Whether you’re a behavioral health provider, an administrator, a support staff professional, a shareholder, or play more than one role in the space, you’re grateful for the opportunity to help others every day.
You also know that now, more than ever, is an exciting and challenging time to be in the business of behavioral health.
Without losing sight of what really matters — improving outcomes for those who need behavioral health care — it’s as good a time as any to take stock of key trends on the business side.
These trends are set to shape the industry through 2021, into 2022, and — in some cases, at least — well beyond.
1. Venture Capital Firms Will Continue to See Opportunity in Behavioral Health
Venture capital firms have long been interested in the behavioral health space, and it’s clear that they’re targeting high-return opportunities in areas where investment has lagged to date. Dallas-based behavioral healthcare system Oceans Healthcare has raised at least $17 million from venture capital sources since 2013, for example, according to its Crunchbase profile, helping fuel a rapid expansion into underserved communities across the mid-South and Gulf Coast regions of the United States. Look for this trend to accelerate as we come out of the COVID-19 pandemic and the behavioral health impacts of the ordeal become clearer.
2. Behavioral Health Providers Will Double Down on Investments in Telemedicine
For years, telemedicine adoption lagged even in segments where it clearly added value, like behavioral health.
That all changed when COVID hit and outpatient healthcare delivery all but ground to a halt. Early in the pandemic, the U.S. Department of Health and Human Services relaxed long-standing restrictions on telemedicine-enabled healthcare delivery to make it easier for patients and providers to connect remotely. Among other changes, HHS allowed providers to offer telemedicine care across state lines and bill for those services as if they’d be provided in person.
The telemedicine genie is now out of the bottle. For investors in the segment, the past two years have been the liveliest to date, with at least a half-dozen IPOs recorded or expected through 2021.

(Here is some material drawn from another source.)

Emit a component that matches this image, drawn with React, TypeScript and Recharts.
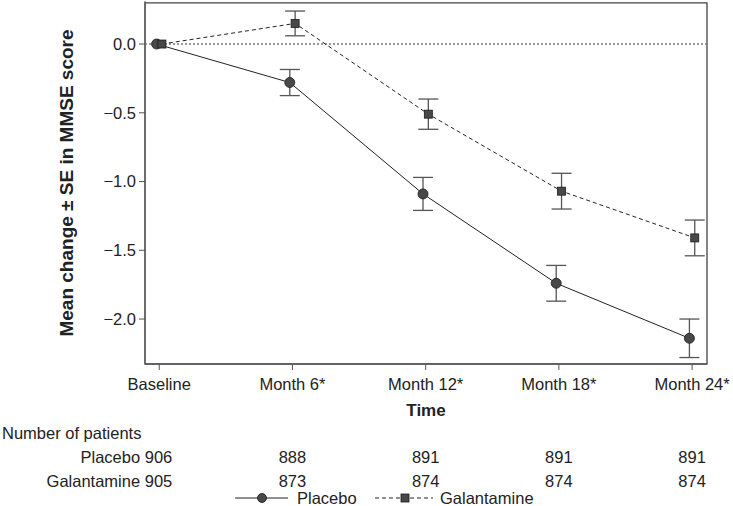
import React from "react";
import { LineChart, Line, XAxis, YAxis, ErrorBar, ReferenceLine, ReferenceArea, Legend } from "recharts";

const timeLabels = ["Baseline", "Month 6*", "Month 12*", "Month 18*", "Month 24*"];
const timeIdx = [0, 1, 2, 3, 4];
const placeboMean = [0, -0.28, -1.09, -1.74, -2.14];
const placeboSE = [0, 0.095, 0.12, 0.13, 0.14];
const galMean = [0, 0.15, -0.51, -1.07, -1.41];
const galSE = [0, 0.09, 0.11, 0.13, 0.13];
const placeboN = [906, 888, 891, 891, 891];
const galN = [905, 873, 874, 874, 874];
const yTicks = [-2.0, -1.5, -1.0, -0.5, 0.0];

const SHIFT = 0.02;
const placeboData = timeIdx.map((t, i) => ({ x: t - SHIFT, y: placeboMean[i], se: placeboSE[i] }));
const galData = timeIdx.map((t, i) => ({ x: t + SHIFT, y: galMean[i], se: galSE[i] }));

const X_DOMAIN: [number, number] = [-0.107, 4.112];
const Y_DOMAIN: [number, number] = [-2.327, 0.313];
const INK = "#222";
const AXIS = "#555";
const FS = 16.5;

function fmtY(v: number) {
  const s = Math.abs(v).toFixed(1);
  return v < 0 ? "\u2212" + s : s;
}

function CircleDot(props: any) {
  const { cx, cy } = props;
  if (cx == null || cy == null) return null;
  return <circle cx={cx} cy={cy} r={5} fill="#484848" stroke="#1a1a1a" strokeWidth={0.8} />;
}

function SquareDot(props: any) {
  const { cx, cy } = props;
  if (cx == null || cy == null) return null;
  return <rect x={cx - 4} y={cy - 4} width={8} height={8} fill="#484848" stroke="#1a1a1a" strokeWidth={0.8} />;
}

// time label plus the "number of patients" rows under each tick
function TimeTick(props: any) {
  const { x, y, payload } = props;
  const i = payload.value as number;
  return (
    <g fontSize={FS} fill={INK}>
      <text x={x} y={y} dy={18} textAnchor="middle">{timeLabels[i]}</text>
      {i === 0 && <text x={2} y={y} dy={67} textAnchor="start">Number of patients</text>}
      {i === 0 ? (
        <>
          <text x={x + 13} y={y} dy={91} textAnchor="end">{"Placebo " + placeboN[0]}</text>
          <text x={x + 13} y={y} dy={115} textAnchor="end">{"Galantamine " + galN[0]}</text>
        </>
      ) : (
        <>
          <text x={x} y={y} dy={91} textAnchor="middle">{placeboN[i]}</text>
          <text x={x} y={y} dy={115} textAnchor="middle">{galN[i]}</text>
        </>
      )}
    </g>
  );
}

function LegendBox() {
  return (
    <svg width={733} height={16} style={{ display: "block" }}>
      <line x1={235} x2={288} y1={8} y2={8} stroke={INK} strokeWidth={1} />
      <circle cx={262} cy={8} r={4.5} fill="#484848" stroke="#1a1a1a" strokeWidth={0.8} />
      <text x={297} y={14} fontSize={FS} fill={INK}>Placebo</text>
      <line x1={375} x2={433} y1={8} y2={8} stroke={INK} strokeWidth={1} strokeDasharray="4 3" />
      <rect x={401} y={4} width={8} height={8} fill="#484848" stroke="#1a1a1a" strokeWidth={0.8} />
      <text x={440} y={14} fontSize={FS} fill={INK}>Galantamine</text>
    </svg>
  );
}

export default function App() {
  return (
    <div style={{ position: "fixed", left: 0, top: 0, width: 733, height: 506, background: "#fff", fontFamily: "'Liberation Sans', Arial, sans-serif" }}>
      <LineChart width={733} height={506} margin={{ top: 1, right: 26, left: 0, bottom: 0 }}>
        <XAxis
          xAxisId="main"
          dataKey="x"
          type="number"
          domain={X_DOMAIN}
          ticks={timeIdx}
          allowDataOverflow
          height={126}
          tickSize={6}
          tickMargin={2}
          stroke={AXIS}
          tick={<TimeTick />}
          label={{
            content: (p: any) => (
              <text x={426} y={p.viewBox.y + 52} textAnchor="middle" fontSize={17} fontWeight="bold" fill={INK}>
                Time
              </text>
            ),
          }}
        />
        <YAxis
          yAxisId="left"
          type="number"
          domain={Y_DOMAIN}
          ticks={yTicks}
          allowDataOverflow
          width={145}
          tickSize={6}
          tickMargin={3}
          stroke={AXIS}
          tick={{ fontSize: FS, fill: INK }}
          tickFormatter={fmtY}
          label={{
            content: () => (
              <text x={66} y={183} transform="rotate(-90 66 183)" textAnchor="middle" dominantBaseline="central" fontSize={19} fontWeight="bold" fill={INK}>
                Mean change ± SE in MMSE score
              </text>
            ),
          }}
        />
        <ReferenceArea
          xAxisId="main"
          yAxisId="left"
          x1={X_DOMAIN[0]}
          x2={X_DOMAIN[1]}
          y1={Y_DOMAIN[0]}
          y2={0.3}
          ifOverflow="visible"
          fill="none"
          fillOpacity={0}
          stroke="#444"
          strokeWidth={1.3}
        />
        <ReferenceLine xAxisId="main" yAxisId="left" y={0} stroke="#777" strokeWidth={1.5} strokeDasharray="2 2" />
        <Legend verticalAlign="bottom" height={16} content={() => <LegendBox />} wrapperStyle={{ left: 0, width: 733 }} />
        <Line
          xAxisId="main"
          yAxisId="left"
          data={placeboData}
          dataKey="y"
          name="Placebo"
          stroke={INK}
          strokeWidth={1}
          dot={<CircleDot />}
          activeDot={false}
          isAnimationActive={false}
        >
          <ErrorBar dataKey="se" direction="y" width={10} stroke="#555" strokeWidth={1.3} isAnimationActive={false} />
        </Line>
        <Line
          xAxisId="main"
          yAxisId="left"
          data={galData}
          dataKey="y"
          name="Galantamine"
          stroke={INK}
          strokeWidth={1}
          strokeDasharray="4 3"
          dot={<SquareDot />}
          activeDot={false}
          isAnimationActive={false}
        >
          <ErrorBar dataKey="se" direction="y" width={10} stroke="#555" strokeWidth={1.3} isAnimationActive={false} />
        </Line>
      </LineChart>
    </div>
  );
}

3. App-Based Wellness Solutions Will Continue to Attract Investor Attention
Relatedly, we’re likely to see app-based wellness solutions draw investor attention at every stage of the development cycle. From billion-dollar IPOs like Talkspace’s pending SPAC deal to a surge in early-stage investment led by angel investors and venture capital firms, the “smart money” increasingly sees the value in app-based behavioral health services. For their part, providers are set to step up investments in complementary or competitive technologies to keep pace with this change.

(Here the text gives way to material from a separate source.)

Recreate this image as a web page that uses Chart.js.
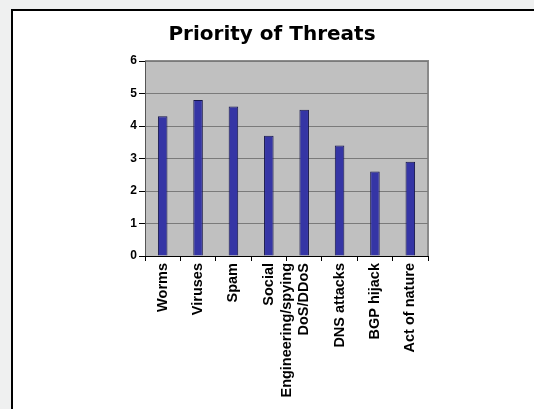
<!DOCTYPE html>
<html>
<head>
<meta charset="utf-8">
<script src="https://cdn.jsdelivr.net/npm/chart.js@4/dist/chart.umd.min.js"></script>
<style>
  html, body { margin: 0; padding: 0; }
  body { width: 534px; height: 409px; background: #eff0f0; position: relative; overflow: hidden; }
  #frame { position: absolute; left: 11px; top: 9px; width: 600px; height: 500px;
           border-left: 2px solid #000; border-top: 2px solid #000; background: #fff; }
  #wrap { position: absolute; left: 0; top: 0; width: 534px; height: 409px; }
</style>
</head>
<body>
<div id="frame"></div>
<div id="wrap"><canvas id="threatChart" width="534" height="409"></canvas></div>
<script>
// === Data ===
const categories = [
  "Worms", "Viruses", "Spam", ["Social", "Engineering/spying"],
  "DoS/DDoS", "DNS attacks", "BGP hijack", "Act of nature"
];
const priorities = [4.3, 4.8, 4.6, 3.7, 4.5, 3.4, 2.6, 2.9];
const yTicks = [0, 1, 2, 3, 4, 5, 6];

// === Plot background (gray wall) ===
const plotWall = {
  id: "plotWall",
  beforeDraw(chart) {
    const { ctx, chartArea: a } = chart;
    ctx.save();
    ctx.fillStyle = "#c0c0c0";
    ctx.fillRect(a.left, a.top, a.right - a.left, a.bottom - a.top);
    ctx.strokeStyle = "#8a8a8a";
    ctx.lineWidth = 2;
    ctx.beginPath();
    ctx.moveTo(a.left, a.top);
    ctx.lineTo(a.right, a.top);
    ctx.lineTo(a.right, a.bottom);
    ctx.stroke();
    ctx.restore();
  }
};

const ctx = document.getElementById("threatChart").getContext("2d");
new Chart(ctx, {
  type: "bar",
  data: {
    labels: categories,
    datasets: [{
      data: priorities,
      backgroundColor: "#3535a5",
      borderColor: "#15154a",
      borderWidth: 1,
      barPercentage: 0.27,
      categoryPercentage: 1
    }]
  },
  options: {
    responsive: false,
    animation: false,
    layout: { padding: { left: 116, right: 106, top: 24, bottom: 0 } },
    plugins: {
      legend: { display: false },
      tooltip: { enabled: false },
      title: {
        display: true,
        text: "Priority of Threats",
        color: "#000",
        font: { family: "DejaVu Sans", size: 20, weight: "bold", lineHeight: 1.1 },
        padding: { top: 0, bottom: 15 }
      }
    },
    scales: {
      y: {
        min: 0, max: 6,
        afterFit: s => { s.width = 29; },
        afterBuildTicks: s => { s.ticks = yTicks.map(v => ({ value: v })); },
        grid: { color: "#7a7a7a", tickColor: "#000", tickLength: 6 },
        border: { color: "#555" },
        ticks: {
          padding: 2,
          color: "#000",
          font: { family: "Liberation Sans", size: 12, weight: "bold" }
        }
      },
      x: {
        afterFit: s => { s.height = 409 - 256; },
        grid: { drawOnChartArea: false, tickColor: "#000", tickLength: 5 },
        border: { color: "#000" },
        ticks: {
          maxRotation: 90, minRotation: 90,
          padding: 2,
          autoSkip: false,
          color: "#000",
          font: { family: "Liberation Sans", size: 14.5, weight: "bold", lineHeight: 1.25 }
        }
      }
    }
  },
  plugins: [plotWall]
});
</script>
</body>
</html>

4. Late-Stage Deals May Remain Attractive to Private Equity and Venture Capital Investors
Despite growing interest in early-stage, technology-driven behavioral health solutions, much of the sector’s investment activity continues to focus on later-stage startups and established enterprises. With awareness of behavioral health needs growing faster than access and supply, and with established health systems eager to bring service to under, or unserved, geographies, this is sure to continue for the foreseeable future.
5. Clinical Consolidation Will Continue and May Accelerate
At the same time, the knock-on effects of the widespread adoption of telemedicine and the financial and logistical strain of the pandemic may fuel an increase in clinical consolidation. Larger, better-capitalized health systems that weathered the pandemic are in prime position to integrate smaller systems and independent practices that didn’t. Likewise, larger players can bring the necessary scale to telemedicine services, a vital capability moving forward.
6. Behavioral Health Providers Will Increase Investment in Patient Management and Patient Engagement Tools
Finally, the pandemic has brought a renewed focus on the patient experience, and investment has already followed. Though costly, electronic health record systems and patient access portals are increasingly non-optional for healthcare providers. Systems that fail to invest in these capabilities may soon find themselves on the outside looking in.
The Behavioral Health Space Is Changing
The business of behavioral health is in flux, like so much else in these challenging times.
For investors in behavioral health organizations, the organizations themselves, and the people who make them stronger, the changes shaping the industry present clear challenges and also clear opportunities.
How one feels about those challenges and opportunities depends on where one sits. But it’s undeniable that the six changes we’ve explored here — from surging investment in telemedicine solutions for behavioral health providers to ongoing clinical consolidation across the field — will reverberate through 2021 and beyond.
New trends will emerge in the near future as well. Whether we’ll understand them as continuations of today’s or as entirely new remains to be seen.